Fortunately, in this nation where the majority rules, there are protections and guarantees for the minority voice. The ACLU works to uphold those protections, which means that it often comes to the defense of ideas that might strike many people as wrong, even reprehensible.

Yet its efforts are aimed at supporting the principles upon which this country was founded, that make it unique among nations and that have been exercised so robustly in the Wyoming Valley in recent days.

You have been free to flex your First Amendment rights, voicing opinions about this controversy via letters to the editor, coffee shop conversations and talk radio – without fear of government reprisal.
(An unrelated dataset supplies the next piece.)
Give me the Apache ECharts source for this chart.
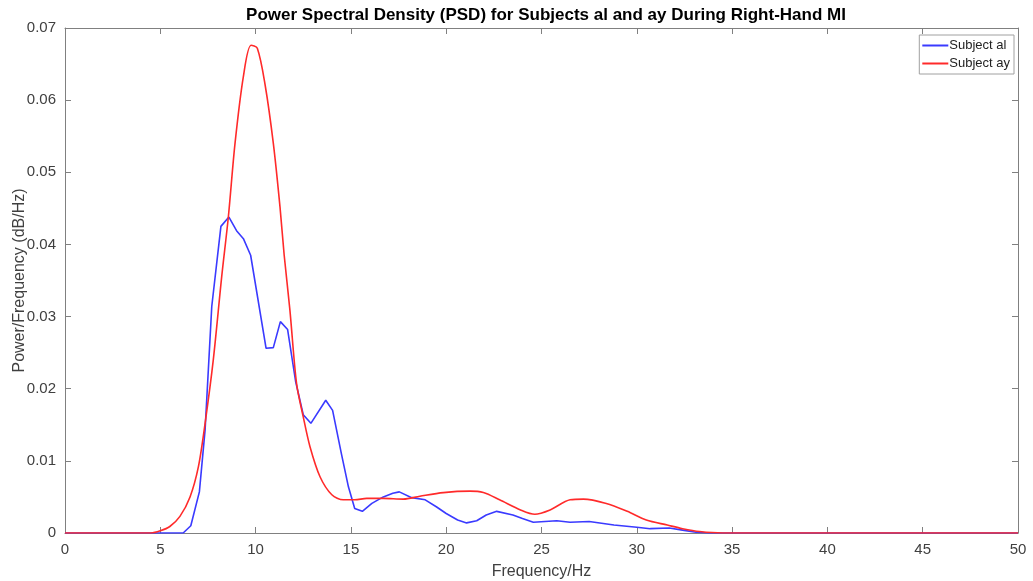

You have been free to peaceably assemble and to demonstrate – without fear the government would suppress the gathering with guns, or tanks. You can display cherished religious symbols on private property and in houses of worship, gathering and praying without concern that the police will break in and haul you to jail.

You even were free to solicit legal representation, arriving at a way to exhibit a meaningful holiday display on the public’s courthouse lawn that can withstand constitutional challenges.

For all those, and many other freedoms available to you today, you can thank God. Or thank your lucky stars.

In the United States, it’s your choice.